=== GIVEN RECORDS ===
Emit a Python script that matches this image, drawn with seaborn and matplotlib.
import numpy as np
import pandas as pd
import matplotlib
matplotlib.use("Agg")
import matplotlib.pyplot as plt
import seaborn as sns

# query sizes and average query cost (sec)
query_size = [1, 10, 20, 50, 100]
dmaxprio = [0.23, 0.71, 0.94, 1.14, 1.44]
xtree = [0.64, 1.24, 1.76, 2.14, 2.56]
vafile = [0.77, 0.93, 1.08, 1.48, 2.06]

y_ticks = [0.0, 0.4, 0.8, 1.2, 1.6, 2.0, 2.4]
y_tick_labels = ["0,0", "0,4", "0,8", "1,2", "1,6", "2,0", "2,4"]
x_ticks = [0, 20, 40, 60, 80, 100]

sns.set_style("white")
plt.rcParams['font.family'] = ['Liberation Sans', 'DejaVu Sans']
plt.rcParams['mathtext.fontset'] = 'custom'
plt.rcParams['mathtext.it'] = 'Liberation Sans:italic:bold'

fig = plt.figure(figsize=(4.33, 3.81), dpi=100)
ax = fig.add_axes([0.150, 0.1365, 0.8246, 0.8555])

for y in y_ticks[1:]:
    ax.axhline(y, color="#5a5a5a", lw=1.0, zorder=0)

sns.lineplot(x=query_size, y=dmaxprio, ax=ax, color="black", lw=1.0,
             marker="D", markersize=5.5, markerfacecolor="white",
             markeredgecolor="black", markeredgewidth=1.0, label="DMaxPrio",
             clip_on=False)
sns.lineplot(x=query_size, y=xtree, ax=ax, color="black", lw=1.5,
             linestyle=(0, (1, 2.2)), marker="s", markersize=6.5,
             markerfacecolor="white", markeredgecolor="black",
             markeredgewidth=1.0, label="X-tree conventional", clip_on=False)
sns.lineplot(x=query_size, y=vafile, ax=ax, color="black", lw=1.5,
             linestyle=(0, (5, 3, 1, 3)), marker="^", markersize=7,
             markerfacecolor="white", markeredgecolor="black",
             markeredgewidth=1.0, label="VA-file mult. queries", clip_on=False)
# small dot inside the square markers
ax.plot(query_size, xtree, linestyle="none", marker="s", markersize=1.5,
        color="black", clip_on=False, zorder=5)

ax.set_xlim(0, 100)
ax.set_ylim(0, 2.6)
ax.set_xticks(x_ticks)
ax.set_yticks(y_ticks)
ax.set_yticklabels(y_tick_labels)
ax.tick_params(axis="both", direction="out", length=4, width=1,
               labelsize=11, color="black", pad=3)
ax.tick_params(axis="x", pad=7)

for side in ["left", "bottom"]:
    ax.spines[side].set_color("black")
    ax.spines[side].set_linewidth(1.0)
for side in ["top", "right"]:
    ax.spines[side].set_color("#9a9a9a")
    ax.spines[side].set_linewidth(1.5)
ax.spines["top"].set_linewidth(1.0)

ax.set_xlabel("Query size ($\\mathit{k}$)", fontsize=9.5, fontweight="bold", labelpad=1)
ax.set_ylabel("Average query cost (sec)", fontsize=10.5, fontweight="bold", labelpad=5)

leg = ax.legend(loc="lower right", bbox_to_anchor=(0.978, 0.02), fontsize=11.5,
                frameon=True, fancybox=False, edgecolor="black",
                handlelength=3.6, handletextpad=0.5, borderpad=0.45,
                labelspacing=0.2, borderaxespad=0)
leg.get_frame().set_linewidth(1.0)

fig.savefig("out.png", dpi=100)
===
=== GIVEN RECORDS ===
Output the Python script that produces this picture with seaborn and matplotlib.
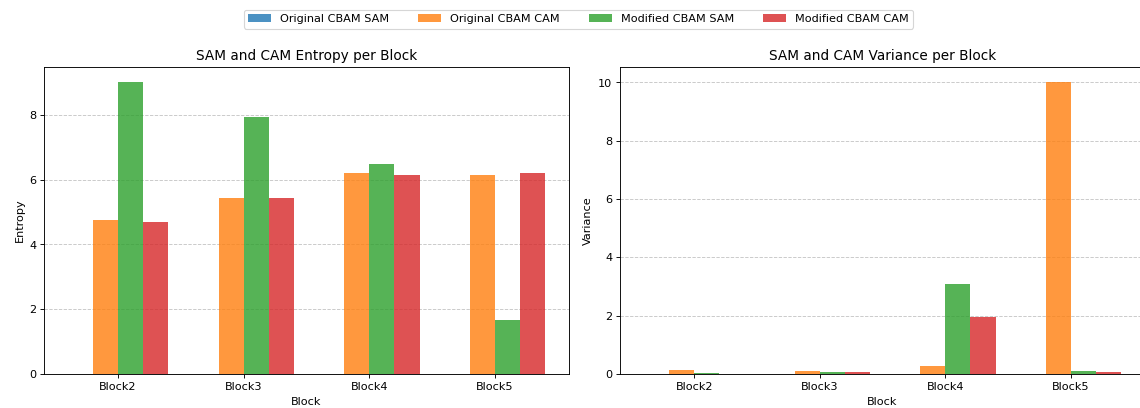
===
=== GIVEN RECORDS ===
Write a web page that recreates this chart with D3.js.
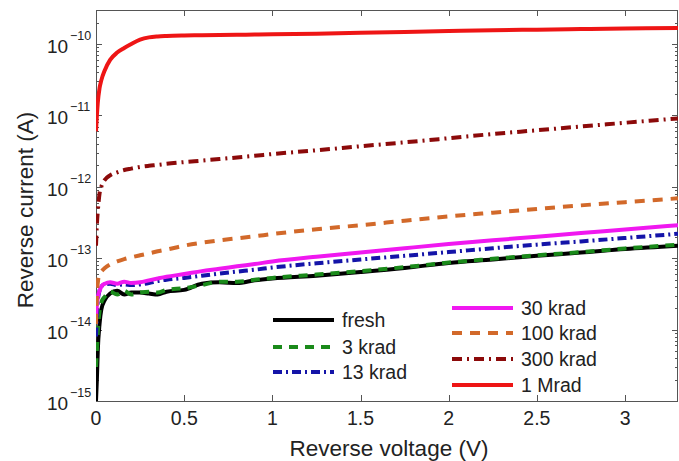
===
- [TASK REQUIREMENTS] From the records above, quote only the lines running from the line with "Emit a Python" to the line with "vafile = [0.77, 0.93, 1.08, 1.48, 2.06]", both lines included.

- [WRITTEN RESPONSE]
Emit a Python script that matches this image, drawn with seaborn and matplotlib.
import numpy as np
import pandas as pd
import matplotlib
matplotlib.use("Agg")
import matplotlib.pyplot as plt
import seaborn as sns

# query sizes and average query cost (sec)
query_size = [1, 10, 20, 50, 100]
dmaxprio = [0.23, 0.71, 0.94, 1.14, 1.44]
xtree = [0.64, 1.24, 1.76, 2.14, 2.56]
vafile = [0.77, 0.93, 1.08, 1.48, 2.06]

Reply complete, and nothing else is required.